Gallery of Charles

Charles and Basho: On Mushrooms

By Charles M. Sumid      Copyright 2025      Written 2025

CHARLES:

Bashō-san, look—

beneath this fallen maple,

shelf mushrooms building quiet apartments.

BASHŌ:

Autumn rain—

even the dying tree hosts new life.

CHARLES:

Perfect terraces,

each level claiming its portion of rot.

BASHŌ:

The mushroom knows its place without being taught.

CHARLES:

I’ve watched them for months.

Spring: whispers in bark.

Summer: threading through heartwood.

Now: sudden architecture.

BASHŌ:

kneeling beside the log

What teaches the small fungus to build exactly here?

CHARLES:

The tree calls them.

Some chemical conversation we can’t hear.

“I’m ready. Come help me become soil.”

BASHŌ:

Death as invitation, not ending.

CHARLES:

pointing to mycelium threads

Look—white threads connecting everything underground.

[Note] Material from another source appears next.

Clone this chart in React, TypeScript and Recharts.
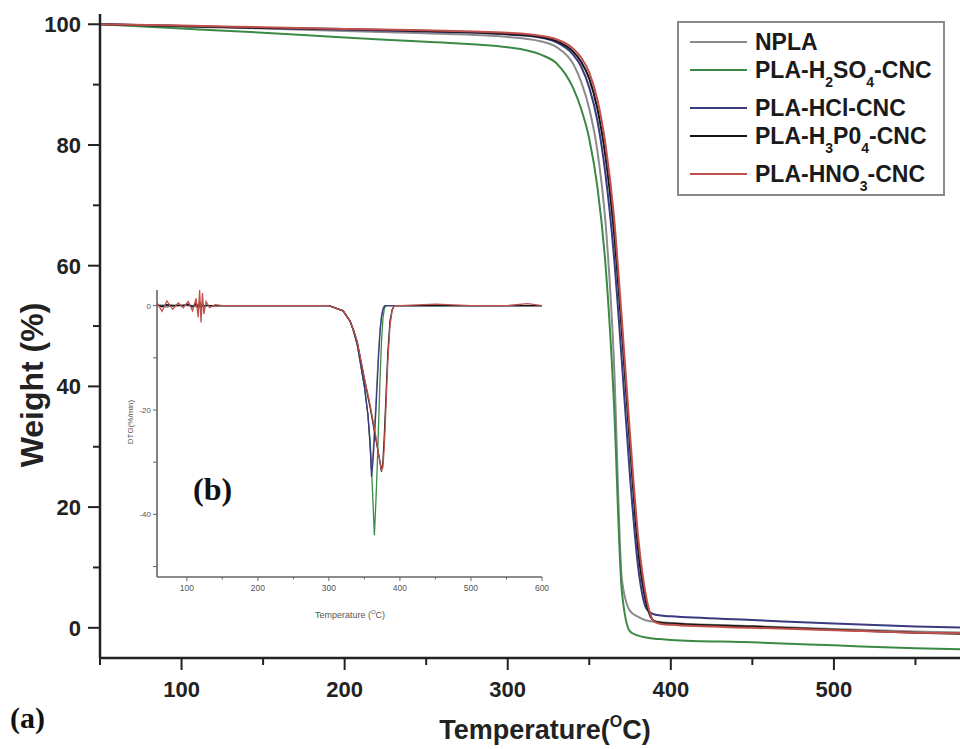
import React from "react";
import { LineChart, Line, XAxis, YAxis } from "recharts";

// TGA curves (weight %)
const temps = [50, 100, 150, 200, 250, 300, 320, 330, 340, 345, 350, 355, 360, 365, 370, 375, 380, 385, 390, 395, 400, 450, 500, 550, 600];
const npla = [100, 99.6, 99.3, 98.9, 98.5, 97.9, 97.2, 96.2, 93.5, 90.5, 86, 79, 67, 45, 8, 2.8, 1.8, 1.2, 1.0, 0.9, 0.8, 0.3, -0.2, -0.6, -0.9];
const h2so4 = [100, 99.3, 98.6, 97.8, 97.1, 96.2, 95.0, 93.5, 89.5, 86, 81, 73, 60, 38, 6, -0.6, -1.3, -1.6, -1.8, -1.9, -2.0, -2.4, -2.9, -3.4, -3.7];
const hcl = [100, 99.7, 99.4, 99.1, 98.8, 98.3, 97.8, 97.0, 95.0, 93.0, 89.5, 84, 75, 62, 44, 25, 10, 3.2, 2.2, 2.0, 1.9, 1.3, 0.7, 0.2, -0.1];
const h3po4 = [100, 99.7, 99.4, 99.2, 98.9, 98.4, 97.9, 97.2, 95.5, 93.8, 91, 86, 78, 66, 49, 30, 13, 4, 1.1, 0.8, 0.7, 0.2, -0.3, -0.8, -1.1];
const hno3 = [100, 99.8, 99.5, 99.2, 99.0, 98.6, 98.1, 97.5, 96.0, 94.5, 92, 87.5, 80, 68.5, 51, 32, 15, 5, 1.0, 0.6, 0.5, 0.0, -0.4, -0.8, -1.0];

// the figure is cropped on the right, so the 600 tick is never visible
const xTicks = [50, 100, 150, 200, 250, 300, 350, 400, 450, 500, 550];
const yTicks = [0, 10, 20, 30, 40, 50, 60, 70, 80, 90, 100];

// DTG inset (%/min)
const dtgTemps = [58, 65, 72, 80, 88, 95, 102, 108, 113, 116, 118, 120, 122, 124, 127, 132, 140, 150, 200, 250, 300, 320, 330, 335, 340, 345, 350, 355, 358, 360, 362, 364, 366, 368, 370, 372, 374, 376, 378, 380, 383, 386, 389, 392, 400, 450, 500, 550, 580, 600];
const dtgNpla = [0.2, 0, -0.3, 0.1, 0, 0, 0.2, -0.2, 0.3, -0.4, 0.5, -0.5, 0.3, -0.2, 0, 0, 0, 0, 0, 0, 0, -1, -3, -5, -7.5, -11.5, -15.5, -21, -27, -31.5, -28.5, -24, -19, -13.5, -8.5, -4.5, -2, -0.6, 0, 0, 0, 0, 0, 0, 0, 0, 0, 0, 0, 0];
const dtgH2so4 = [0, 0.1, 0, -0.1, 0, 0, 0.1, 0, -0.2, 0.2, -0.3, 0.3, -0.1, 0, 0, 0, 0, 0, 0, 0, 0, -1, -3, -5, -7.5, -11.5, -15.5, -21, -26, -31, -37.5, -44, -38, -31, -22.5, -14, -7, -2.5, -0.6, 0, 0, 0, 0, 0, 0, 0, 0, 0, 0, 0];
const dtgHcl = [0.1, -0.1, 0.2, 0, 0, 0.1, 0, -0.1, 0.2, -0.3, 0.4, -0.4, 0.2, 0, 0, 0, 0, 0, 0, 0, 0, -1, -3, -5, -7.5, -11.5, -15.5, -21, -26.5, -32.8, -30, -25.5, -20.5, -15, -9.5, -5, -2.2, -0.8, -0.2, 0, 0, 0, 0, 0, 0, 0, 0, 0, 0, 0];
const dtgH3po4 = [0.1, -0.2, 0.2, 0, 0.1, 0, 0.3, -0.2, 0.4, -0.5, 0.8, -0.6, 0.4, -0.2, 0.1, 0, 0, 0, 0, 0, 0, -1, -3, -4.8, -7, -10.5, -14, -17.5, -19.5, -21, -22.5, -24, -25.5, -27, -28.5, -30, -31.8, -30, -25, -18.5, -9, -3, -0.8, 0, 0, 0, 0, 0, 0, 0];
const dtgHno3 = [0.6, -1.1, 0.9, -0.7, 0.5, -0.4, 0.8, -1.0, 1.4, -2.2, 3.0, -3.2, 2.4, -1.6, 0.8, -0.4, 0.2, 0, 0, 0, 0, -1, -3, -4.8, -7, -10.5, -14, -17, -19, -20.5, -22, -23.5, -25, -26.8, -28.5, -30.2, -31.5, -31, -27, -20.5, -10.5, -3.8, -1, 0, 0, 0.3, 0, 0, 0.4, 0];

const dtgXTicks = [100, 150, 200, 250, 300, 350, 400, 450, 500, 550, 600];
const dtgYTicks = [0, -10, -20, -30, -40, -50];

const series = [
  { key: "npla", label: "NPLA", color: "#8c8c8c" },
  { key: "h2so4", label: "PLA-H_2SO_4-CNC", color: "#3a8a45" },
  { key: "hcl", label: "PLA-HCl-CNC", color: "#3b3a80" },
  { key: "h3po4", label: "PLA-H_3P0_4-CNC", color: "#151515" },
  { key: "hno3", label: "PLA-HNO_3-CNC", color: "#c0504d" },
];

const tgaData = temps.map((t, i) => ({ t, npla: npla[i], h2so4: h2so4[i], hcl: hcl[i], h3po4: h3po4[i], hno3: hno3[i] }));
const dtgData = dtgTemps.map((t, i) => ({
  t,
  npla: dtgNpla[i],
  h2so4: dtgH2so4[i],
  hcl: dtgHcl[i],
  h3po4: dtgH3po4[i],
  hno3: dtgHno3[i],
}));

const AXIS = "#222";

const MainXTick = ({ x, y, payload }: any) => {
  const major = payload.value % 100 === 0;
  return (
    <g>
      <line x1={x} y1={y} x2={x} y2={y + (major ? 12 : 7)} stroke={AXIS} strokeWidth={2} />
      {major && (
        <text x={x} y={y + 39} textAnchor="middle" fontSize={22} fontWeight="bold" fill={AXIS}>
          {payload.value}
        </text>
      )}
    </g>
  );
};

const MainYTick = ({ x, y, payload }: any) => {
  const major = payload.value % 20 === 0;
  return (
    <g>
      <line x1={x} y1={y} x2={x - (major ? 12 : 7)} y2={y} stroke={AXIS} strokeWidth={2} />
      {major && (
        <text x={x - 19} y={y + 8} textAnchor="end" fontSize={22} fontWeight="bold" fill={AXIS}>
          {payload.value}
        </text>
      )}
    </g>
  );
};

const InsetXTick = ({ x, y, payload }: any) => {
  const major = payload.value % 100 === 0;
  return (
    <g>
      <line x1={x} y1={y} x2={x} y2={y + (major ? 4 : 2.5)} stroke="#666" strokeWidth={1} />
      {major && (
        <text x={x} y={y + 14} textAnchor="middle" fontSize={8.5} fill="#555">
          {payload.value}
        </text>
      )}
    </g>
  );
};

const InsetYTick = ({ x, y, payload }: any) => {
  const labelled = payload.value % 20 === 0;
  return (
    <g>
      <line x1={x} y1={y} x2={x - 4} y2={y} stroke="#666" strokeWidth={1} />
      {labelled && (
        <text x={x - 6} y={y + 3} textAnchor="end" fontSize={8} fill="#555">
          {payload.value}
        </text>
      )}
    </g>
  );
};

// "H_2SO_4" -> H<sub>2</sub>SO<sub>4</sub>
function renderLabel(label: string) {
  const parts: React.ReactNode[] = [];
  let buf = "";
  for (let i = 0; i < label.length; i++) {
    if (label[i] === "_") {
      if (buf) parts.push(buf);
      buf = "";
      parts.push(
        <span key={i} style={{ fontSize: 14, position: "relative", top: 9 }}>
          {label[i + 1]}
        </span>
      );
      i++;
    } else buf += label[i];
  }
  if (buf) parts.push(buf);
  return parts;
}

function LegendBox() {
  return (
    <div
      style={{
        position: "absolute",
        left: 677,
        top: 21,
        width: 268,
        height: 175,
        border: "2px solid #8a8a8a",
        background: "#fff",
        paddingTop: 5,
        boxSizing: "border-box",
      }}
    >
      {series.map((s) => (
        <div
          key={s.key}
          style={{
            height: 28,
            marginBottom: s.label.includes("_") ? 10 : 0,
            display: "flex",
            alignItems: "center",
            fontSize: 23,
            fontWeight: "bold",
            color: "#1a1a1a",
            whiteSpace: "nowrap",
          }}
        >
          <div style={{ marginLeft: 11, width: 57, height: 2.5, background: s.color, marginRight: 8 }} />
          <span>{renderLabel(s.label)}</span>
        </div>
      ))}
    </div>
  );
}

export default function App() {
  return (
    <div
      style={{
        position: "absolute",
        left: 0,
        top: 0,
        width: 960,
        height: 749,
        overflow: "hidden",
        background: "#fff",
        fontFamily: '"Liberation Sans", Arial, sans-serif',
      }}
    >
      <LineChart width={1010} height={749} data={tgaData} margin={{ top: 14, right: 13, bottom: 0, left: 0 }}>
        <XAxis
          dataKey="t"
          type="number"
          domain={[50, 600]}
          ticks={xTicks}
          interval={0}
          height={91}
          tickSize={0}
          tickMargin={0}
          tickLine={false}
          tick={<MainXTick />}
          axisLine={{ stroke: AXIS, strokeWidth: 2.5 }}
          allowDataOverflow
        />
        <XAxis
          xAxisId="top"
          orientation="top"
          dataKey="t"
          type="number"
          domain={[50, 600]}
          height={0}
          tick={false}
          tickLine={false}
          axisLine={{ stroke: AXIS, strokeWidth: 2.5 }}
        />
        <YAxis
          type="number"
          domain={[-5, 101.7]}
          ticks={yTicks}
          interval={0}
          width={100}
          tickSize={0}
          tickMargin={0}
          tickLine={false}
          tick={<MainYTick />}
          axisLine={{ stroke: AXIS, strokeWidth: 2.5 }}
          allowDataOverflow
        />
        <YAxis
          yAxisId="right"
          orientation="right"
          domain={[-5, 101.7]}
          width={0}
          tick={false}
          tickLine={false}
          axisLine={{ stroke: AXIS, strokeWidth: 2.5 }}
        />
        {series.map((s) => (
          <Line
            key={s.key}
            type="monotone"
            dataKey={s.key}
            stroke={s.color}
            strokeWidth={2}
            dot={false}
            isAnimationActive={false}
          />
        ))}
      </LineChart>

      <div style={{ position: "absolute", left: 100, top: 280 }}>
        <LineChart width={452} height={350} data={dtgData} margin={{ top: 10, right: 10, bottom: 0, left: 0 }}>
          <XAxis
            dataKey="t"
            type="number"
            domain={[58, 600]}
            ticks={dtgXTicks}
            interval={0}
            height={53}
            tickSize={0}
            tickMargin={0}
            tickLine={false}
            tick={<InsetXTick />}
            axisLine={{ stroke: "#666", strokeWidth: 1.6 }}
            allowDataOverflow
          />
          <XAxis
            xAxisId="top"
            orientation="top"
            dataKey="t"
            type="number"
            domain={[58, 600]}
            height={0}
            tick={false}
            tickLine={false}
            axisLine={{ stroke: "#9a9a9a", strokeWidth: 1.3 }}
          />
          <YAxis
            type="number"
            domain={[-52, 3]}
            ticks={dtgYTicks}
            interval={0}
            width={57}
            tickSize={0}
            tickMargin={0}
            tickLine={false}
            tick={<InsetYTick />}
            axisLine={{ stroke: "#666", strokeWidth: 1.6 }}
            allowDataOverflow
          />
          <YAxis
            yAxisId="right"
            orientation="right"
            domain={[-52, 3]}
            width={0}
            tick={false}
            tickLine={false}
            axisLine={{ stroke: "#9a9a9a", strokeWidth: 1.3 }}
          />
          {series.map((s) => (
            <Line
              key={s.key}
              type="linear"
              dataKey={s.key}
              stroke={s.color}
              strokeWidth={1.3}
              dot={false}
              isAnimationActive={false}
            />
          ))}
        </LineChart>
      </div>

      <LegendBox />

      <svg width={960} height={749} style={{ position: "absolute", left: 0, top: 0, pointerEvents: "none" }}>
        <text
          transform="translate(43, 385) rotate(-90)"
          textAnchor="middle"
          fontSize={32}
          fontWeight="bold"
          fill={AXIS}
        >
          Weight (%)
        </text>
        <text x={545} y={739} textAnchor="middle" fontSize={27} fontWeight="bold" fill={AXIS}>
          Temperature(<tspan fontSize={16} dy={-12}>O</tspan>
          <tspan dy={12}>C)</tspan>
        </text>
        <text x={10} y={728} fontSize={30} fontWeight="bold" fontFamily='"Liberation Serif", serif' fill="#111">
          (a)
        </text>
        <text x={193} y={500} fontSize={32} fontWeight="bold" fontFamily='"Liberation Serif", serif' fill="#111">
          (b)
        </text>
        <text transform="translate(133, 422) rotate(-90)" textAnchor="middle" fontSize={8} fill="#555">
          DTG(%/min)
        </text>
        <text x={350} y={618} textAnchor="middle" fontSize={9} fill="#555">
          Temperature (<tspan fontSize={6} dy={-4}>O</tspan>
          <tspan dy={4}>C)</tspan>
        </text>
      </svg>
    </div>
  );
}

The forest—talking root to root.

BASHŌ:

The visible mushroom—

merely the messenger of deeper conversations.

CHARLES:

We see the fruiting body,

miss the real organism—

miles of thread below.

BASHŌ:

Like poems—

words above ground,

but meaning travels in hidden filaments.

CHARLES:

laughing

You always find the metaphor!

BASHŌ:

touching a small toadstool

Bright red with white spots.

Beautiful and poisonous.

CHARLES:

Amanita. Nature’s warning—

the more gorgeous, the more dangerous.

Even poison protects its territory.

BASHŌ:

The deadly mushroom honest about its nature.

CHARLES:

Unlike us—hiding toxins behind pleasant faces.

BASHŌ:

smiling

The forest teaches better manners than the court.

CHARLES:

Sometimes I wonder if they’re watching—

these patient recyclers,

waiting for our turn.

BASHŌ:

Forest floor—

we are all practicing for the same final lesson.

CHARLES:

standing slowly

Should we head back?

BASHŌ:

bowing to a ring of mushrooms

Evening light—

the fairy ring teaches us where to step.